> **WORK TO DO**
Can you write out every line from the start of the records below through the line containing "both liability and", leaving out any pictures?

> **DATA PROVIDED**
+ + + + + + +
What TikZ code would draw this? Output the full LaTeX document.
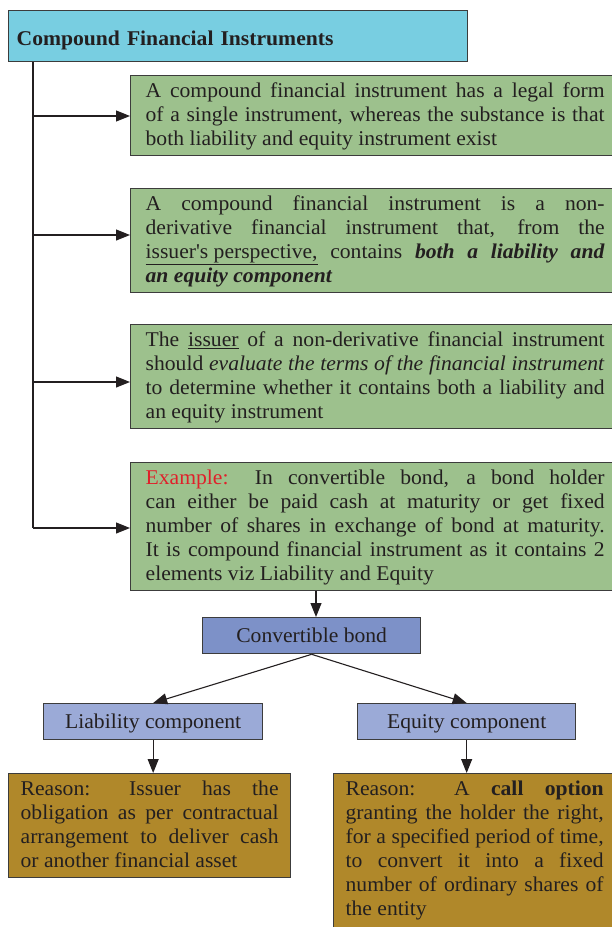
\documentclass[tikz,border=0pt]{standalone}
\usepackage{fontspec}
\setmainfont[FakeStretch=1.03]{Liberation Serif}
\usetikzlibrary{arrows.meta}
\definecolor{ink}{HTML}{231F20}
\definecolor{edge}{HTML}{3C3C3C}
\definecolor{titlefill}{HTML}{78CEE1}
\definecolor{gfill}{HTML}{9DC18D}
\definecolor{cbfill}{HTML}{7D91C8}
\definecolor{lbfill}{HTML}{9BAAD7}
\definecolor{goldfill}{HTML}{B0882A}
\definecolor{exred}{HTML}{E0202A}
\newcommand{\myTop}{\rule{0pt}{16pt}}
\newcommand{\myBot}{\rule[-5pt]{0pt}{5pt}}
\begin{document}
\begin{tikzpicture}[x=1pt,y=-1pt,
  txt/.style={font=\fontsize{21}{24}\selectfont, text=ink},
  box/.style={draw=edge, line width=1.3pt, txt, anchor=north west,
    execute at begin node={\tolerance=10000\hbadness=10000}},
  gbox/.style={box, fill=gfill, text width=459pt, align=justify, inner xsep=15pt, inner ysep=5.5pt},
  rbox/.style={box, fill=goldfill, text width=258pt, align=justify, inner xsep=12pt, inner ysep=5.5pt},
  lbox/.style={box, inner sep=0pt, minimum height=36pt, text height=14pt, text depth=0pt},
  arr/.style={draw=ink, line width=1.1pt, -{Triangle[length=14pt,width=11pt]}}
]
\useasboundingbox (0,0) rectangle (611,927);

% title
\node[box, fill=titlefill, text width=443pt, align=left, inner xsep=8pt, inner ysep=0pt,
  minimum height=51pt, font=\fontsize{21}{24}\selectfont\bfseries] (title) at (8,10)
  {\rule[-5pt]{0pt}{29pt}Compound Financial Instruments};

% green boxes
\node[gbox] (b1) at (130,75) {\myTop A compound financial instrument has a legal form\linebreak
of a single instrument, whereas the substance is that\linebreak
both liability and equity instrument exist\myBot};

\node[gbox] (b2) at (130,188) {\myTop A compound financial instrument is a non-\linebreak
derivative financial instrument that, from the\linebreak
\underline{issuer\textquotesingle s perspective,} contains \textbf{\textit{both a liability and}}\linebreak
\textbf{\textit{an equity component}}\myBot};

\node[gbox] (b3) at (130,324) {\myTop The \underline{issuer} of a non-derivative financial instrument\linebreak
should \textit{evaluate the terms of the financial instrument}\linebreak
to determine whether it contains both a liability and\linebreak
an equity instrument\myBot};

\node[gbox] (b4) at (130,462) {\myTop\textcolor{exred}{Example:} In convertible bond, a bond holder\linebreak
can either be paid cash at maturity or get fixed\linebreak
number of shares in exchange of bond at maturity.\linebreak
It is compound financial instrument as it contains 2\linebreak
elements viz Liability and Equity\myBot};

% trunk and branch arrows
\coordinate (t) at (33,0);
\coordinate (j1) at (33,116);
\coordinate (j2) at (33,235);
\coordinate (j3) at (33,382);
\coordinate (j4) at (33,528);
\draw[draw=ink, line width=1.1pt] (title.south -| t) -- (j4);
\draw[arr] (j1) -- (j1 -| b1.west);
\draw[arr] (j2) -- (j2 -| b2.west);
\draw[arr] (j3) -- (j3 -| b3.west);
\draw[arr] (j4) -- (j4 -| b4.west);

% convertible bond and components
\node[lbox, fill=cbfill, minimum width=218pt] (cb) at (202,617) {Convertible bond};
\node[lbox, fill=lbfill, minimum width=219pt] (liab) at (43,703) {Liability component};
\node[lbox, fill=lbfill, minimum width=218pt] (eq) at (357,703) {Equity component};

\coordinate (k) at (316,0);
\draw[arr] (b4.south -| k) -- (cb.north -| k);
\draw[arr] (cb.south) -- (liab.north);
\draw[arr] (cb.south) -- (eq.north);

% reason boxes
\node[rbox] (rl) at (8,773) {\myTop Reason: Issuer has the\linebreak
obligation as per contractual\linebreak
arrangement to deliver cash\linebreak
or another financial asset\myBot};

\node[rbox] (rr) at (333,773) {\myTop Reason: A \textbf{call option}\linebreak
granting the holder the right,\linebreak
for a specified period of time,\linebreak
to convert it into a fixed\linebreak
number of ordinary shares of\linebreak
the entity\rule[-40pt]{0pt}{40pt}};

\draw[arr] (liab.south) -- (liab.south |- rl.north);
\draw[arr] (eq.south) -- (eq.south |- rr.north);
\end{tikzpicture}
\end{document}
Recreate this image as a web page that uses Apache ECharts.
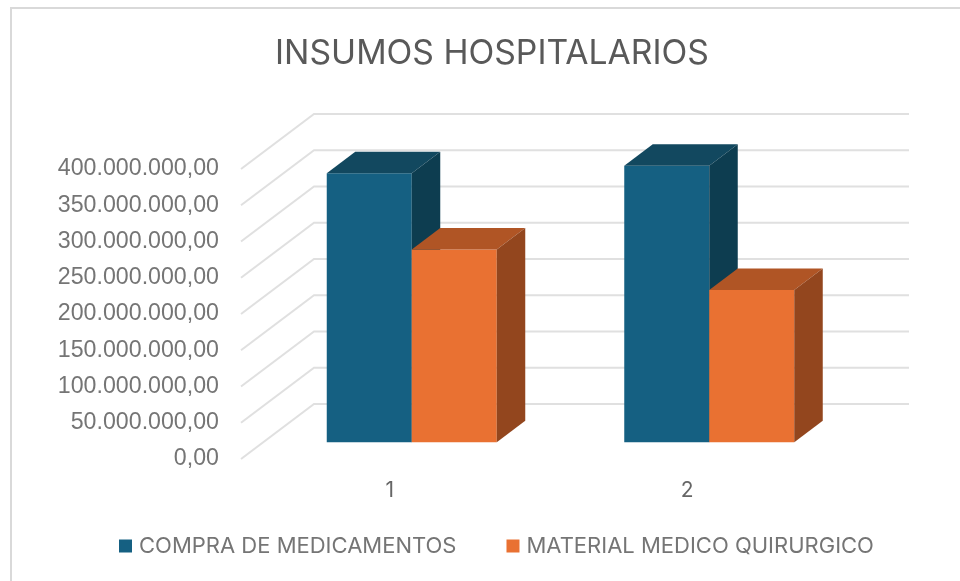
<!DOCTYPE html>
<html>
<head>
<meta charset="utf-8">
<style>
  html, body { margin: 0; padding: 0; background: #fff; }
  #chart { width: 960px; height: 581px; }
</style>
</head>
<body>
<div id="chart"></div>
<script src="https://cdn.jsdelivr.net/npm/echarts@6/dist/echarts.min.js"></script>
<script>
var categories = ['1', '2'];
var compraMedicamentos = [371000000, 381500000];
var materialMedico = [266000000, 210000000];
var yTicks = [0, 50000000, 100000000, 150000000, 200000000, 250000000, 300000000, 350000000, 400000000];

// fake 3d: the wall sits this far behind the front plane of the axis
var wallDx = 73, wallDy = -55;
// the bars stand part of the way back, and have their own depth
var barDx = 22, barDy = -16.7;
var sideDx = 28.5, sideDy = -21.5;
var barWidth = 85;

function formatMoney(v) {
  var s = v.toFixed(2).replace('.', ',');
  return s.replace(/\B(?=(\d{3})+(?!\d))(?=.*,)/g, '.');
}

function gridlineItem(params, api) {
  var cs = params.coordSys;
  var y = api.coord([0, api.value(0)])[1];
  return {
    type: 'polyline',
    shape: { points: [[cs.x, y], [cs.x + wallDx, y + wallDy], [cs.x + cs.width + wallDx, y + wallDy]] },
    style: { fill: null, stroke: '#e0e0e0', lineWidth: 2 }
  };
}

function barRenderer(offset, top, side) {
  return function (params, api) {
    var base = api.coord([api.value(0), 0]);
    var head = api.coord([api.value(0), api.value(1)]);
    var x0 = base[0] + barDx + offset;
    var x1 = x0 + barWidth;
    var y0 = base[1] + barDy;
    var y1 = head[1] + barDy;
    return {
      type: 'group',
      children: [
        { type: 'rect', shape: { x: x0, y: y1, width: barWidth, height: y0 - y1 }, style: { fill: api.visual('color') } },
        { type: 'polygon', shape: { points: [[x0, y1], [x1, y1], [x1 + sideDx, y1 + sideDy], [x0 + sideDx, y1 + sideDy]] }, style: { fill: top } },
        { type: 'polygon', shape: { points: [[x1, y0], [x1, y1], [x1 + sideDx, y1 + sideDy], [x1 + sideDx, y0 + sideDy]] }, style: { fill: side } }
      ]
    };
  };
}

var myChart = echarts.init(document.getElementById('chart'));

var option = {
  animation: false,
  backgroundColor: '#fff',
  title: {
    text: 'INSUMOS HOSPITALARIOS',
    left: 487,
    textAlign: 'center',
    top: 32,
    textStyle: { color: '#595959', fontFamily: 'Inter', fontSize: 33.7, fontWeight: 'normal' }
  },
  legend: {
    data: ['COMPRA DE MEDICAMENTOS', 'MATERIAL MEDICO QUIRURGICO'],
    left: 114,
    top: 530,
    icon: 'rect',
    itemWidth: 13,
    itemHeight: 13,
    itemGap: 50,
    textStyle: { color: '#757575', fontFamily: 'Inter', fontSize: 22, padding: [0, 0, 0, 2] }
  },
  grid: { left: 241, top: 169, width: 595, height: 290 },
  xAxis: {
    type: 'category',
    data: categories,
    axisLine: { show: false },
    axisTick: { show: false },
    axisLabel: { color: '#666', fontFamily: 'Inter', fontSize: 21, margin: 21 }
  },
  yAxis: {
    type: 'value',
    min: 0,
    max: 400000000,
    interval: 50000000,
    splitLine: { show: false },
    axisLine: { show: false },
    axisTick: { show: false },
    axisLabel: {
      color: '#757575',
      fontFamily: 'Liberation Sans',
      fontSize: 23.2,
      margin: 22,
      padding: [2, 0, 0, 0],
      formatter: formatMoney
    }
  },
  graphic: [
    { type: 'line', shape: { x1: 11, y1: 8, x2: 11, y2: 581 }, style: { stroke: '#d9d9d9', lineWidth: 2 } },
    { type: 'line', shape: { x1: 10, y1: 8, x2: 960, y2: 8 }, style: { stroke: '#d9d9d9', lineWidth: 2 } }
  ],
  series: [
    {
      type: 'custom',
      name: 'grid',
      silent: true,
      renderItem: gridlineItem,
      encode: { y: 0 },
      data: yTicks.map(function (v) { return [v]; }),
      z: 1
    },
    {
      type: 'custom',
      name: 'COMPRA DE MEDICAMENTOS',
      renderItem: barRenderer(-barWidth, '#12485f', '#0d3d50'),
      itemStyle: { color: '#156082' },
      encode: { x: 0, y: 1 },
      data: compraMedicamentos.map(function (v, i) { return [i, v]; }),
      z: 2
    },
    {
      type: 'custom',
      name: 'MATERIAL MEDICO QUIRURGICO',
      renderItem: barRenderer(0, '#b05525', '#93461e'),
      itemStyle: { color: '#e97132' },
      encode: { x: 0, y: 1 },
      data: materialMedico.map(function (v, i) { return [i, v]; }),
      z: 3
    }
  ]
};

myChart.setOption(option);
</script>
</body>
</html>
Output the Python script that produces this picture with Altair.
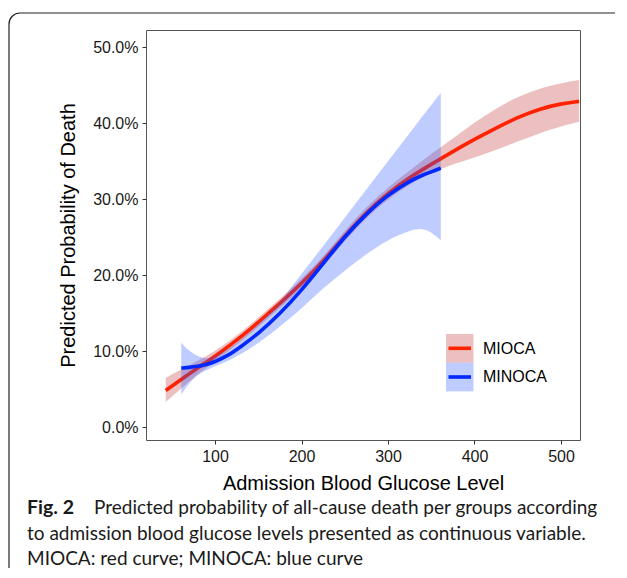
+ + + + + + +
> **SOLUTION**
What TikZ code would draw this? Output the full LaTeX document.
\documentclass[tikz,border=0pt]{standalone}
\usepackage{fontspec}
\setmainfont[FakeStretch=1.03]{Liberation Serif}
\usetikzlibrary{arrows.meta}
\definecolor{ink}{HTML}{231F20}
\definecolor{edge}{HTML}{3C3C3C}
\definecolor{titlefill}{HTML}{78CEE1}
\definecolor{gfill}{HTML}{9DC18D}
\definecolor{cbfill}{HTML}{7D91C8}
\definecolor{lbfill}{HTML}{9BAAD7}
\definecolor{goldfill}{HTML}{B0882A}
\definecolor{exred}{HTML}{E0202A}
\newcommand{\myTop}{\rule{0pt}{16pt}}
\newcommand{\myBot}{\rule[-5pt]{0pt}{5pt}}
\begin{document}
\begin{tikzpicture}[x=1pt,y=-1pt,
  txt/.style={font=\fontsize{21}{24}\selectfont, text=ink},
  box/.style={draw=edge, line width=1.3pt, txt, anchor=north west,
    execute at begin node={\tolerance=10000\hbadness=10000}},
  gbox/.style={box, fill=gfill, text width=459pt, align=justify, inner xsep=15pt, inner ysep=5.5pt},
  rbox/.style={box, fill=goldfill, text width=258pt, align=justify, inner xsep=12pt, inner ysep=5.5pt},
  lbox/.style={box, inner sep=0pt, minimum height=36pt, text height=14pt, text depth=0pt},
  arr/.style={draw=ink, line width=1.1pt, -{Triangle[length=14pt,width=11pt]}}
]
\useasboundingbox (0,0) rectangle (611,927);

% title
\node[box, fill=titlefill, text width=443pt, align=left, inner xsep=8pt, inner ysep=0pt,
  minimum height=51pt, font=\fontsize{21}{24}\selectfont\bfseries] (title) at (8,10)
  {\rule[-5pt]{0pt}{29pt}Compound Financial Instruments};

% green boxes
\node[gbox] (b1) at (130,75) {\myTop A compound financial instrument has a legal form\linebreak
of a single instrument, whereas the substance is that\linebreak
both liability and equity instrument exist\myBot};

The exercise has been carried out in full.